Enhancing performance of silicon/graphene composites by transition lattice interfaces constructed using plasma

Abstract

The silicon-based (Si) anodes have not widely used due to their low conductivity and severe irreversible volume changes until now. Graphene (G) is considered a promising material for inhibiting volume expansion and enhancing conductivity of Si, a large amount of work has been exploring effective composite of graphene and silicon. A new SiG composite structure (PB-SiG-1) with transition lattice interface is provided by N plasma assisted technique in this work. The phase interface undergoes lattice changes on the atomic scale with silicon, oxygen, and carbon bonding in new chemical bonds (Si-O-C). More importantly, the lattice spacing of Si (111) increases from 0.31 nm to 0.325 nm due to the insertion of carbon or oxygen atom into the Si body, which promotes the diffusion kinetics of lithium ions.

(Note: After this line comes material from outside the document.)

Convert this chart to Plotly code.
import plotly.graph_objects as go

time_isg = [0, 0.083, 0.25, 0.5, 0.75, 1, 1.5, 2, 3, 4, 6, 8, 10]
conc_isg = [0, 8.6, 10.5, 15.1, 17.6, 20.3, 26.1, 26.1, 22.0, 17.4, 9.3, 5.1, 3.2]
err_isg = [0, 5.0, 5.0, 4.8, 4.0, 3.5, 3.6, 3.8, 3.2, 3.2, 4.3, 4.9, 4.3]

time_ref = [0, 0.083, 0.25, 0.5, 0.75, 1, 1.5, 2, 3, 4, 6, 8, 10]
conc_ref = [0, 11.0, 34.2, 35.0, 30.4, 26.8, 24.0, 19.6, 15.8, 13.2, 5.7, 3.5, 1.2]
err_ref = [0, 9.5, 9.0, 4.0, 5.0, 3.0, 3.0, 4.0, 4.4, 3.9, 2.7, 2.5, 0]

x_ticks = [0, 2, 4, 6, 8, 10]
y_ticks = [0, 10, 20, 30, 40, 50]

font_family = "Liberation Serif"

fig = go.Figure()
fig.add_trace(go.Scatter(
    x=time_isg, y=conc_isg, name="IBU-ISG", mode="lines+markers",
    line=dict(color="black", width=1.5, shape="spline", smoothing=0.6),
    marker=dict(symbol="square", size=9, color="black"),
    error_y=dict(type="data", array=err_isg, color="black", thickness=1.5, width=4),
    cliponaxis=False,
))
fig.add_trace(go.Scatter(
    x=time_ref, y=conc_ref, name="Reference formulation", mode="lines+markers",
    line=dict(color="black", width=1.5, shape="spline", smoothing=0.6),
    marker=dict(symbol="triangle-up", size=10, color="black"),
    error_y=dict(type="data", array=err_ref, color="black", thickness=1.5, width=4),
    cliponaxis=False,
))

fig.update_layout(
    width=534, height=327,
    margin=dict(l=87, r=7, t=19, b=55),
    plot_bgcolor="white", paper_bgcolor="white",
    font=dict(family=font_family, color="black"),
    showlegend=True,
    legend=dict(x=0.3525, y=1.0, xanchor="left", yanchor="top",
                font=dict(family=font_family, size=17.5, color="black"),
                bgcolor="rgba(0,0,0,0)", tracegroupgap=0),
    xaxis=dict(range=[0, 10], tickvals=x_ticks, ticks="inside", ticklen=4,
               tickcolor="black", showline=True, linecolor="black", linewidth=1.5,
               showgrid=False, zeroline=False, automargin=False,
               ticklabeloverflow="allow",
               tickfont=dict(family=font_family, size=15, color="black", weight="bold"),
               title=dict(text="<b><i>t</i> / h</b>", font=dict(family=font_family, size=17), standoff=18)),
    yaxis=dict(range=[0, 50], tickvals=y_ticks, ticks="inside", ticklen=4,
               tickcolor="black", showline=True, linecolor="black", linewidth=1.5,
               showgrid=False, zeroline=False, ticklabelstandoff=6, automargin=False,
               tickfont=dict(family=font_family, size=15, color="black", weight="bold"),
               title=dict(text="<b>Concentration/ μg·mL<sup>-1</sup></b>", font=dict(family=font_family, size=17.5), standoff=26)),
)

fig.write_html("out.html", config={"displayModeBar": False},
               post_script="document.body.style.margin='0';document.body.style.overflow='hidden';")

This PB-SiG-1 exhibits better electrochemical performance with reversible specific capacity of 2013.9 mAh g−1 after 100 cycles at 0.2 A g−1, high capacity retention of 98.53% and coulombic efficiency of 99.4%. The multiple advanced in situ methods reveal that the PB-SiG-1 not only has the ability to quickly transfer ions, electrons, and form stable SEI, but also has a low irreversible volume expansion of 33.1 %. This proves that the transition lattice interface endows PB-SiG-1 with isotropy characteristic of lithium diffusion, leading to dynamically stable electrodes during cycles. This work proposes a Si-C composite structure with transition lattice interface, which opens a new insight for volume expansion and lithium transmission in Si-C composite.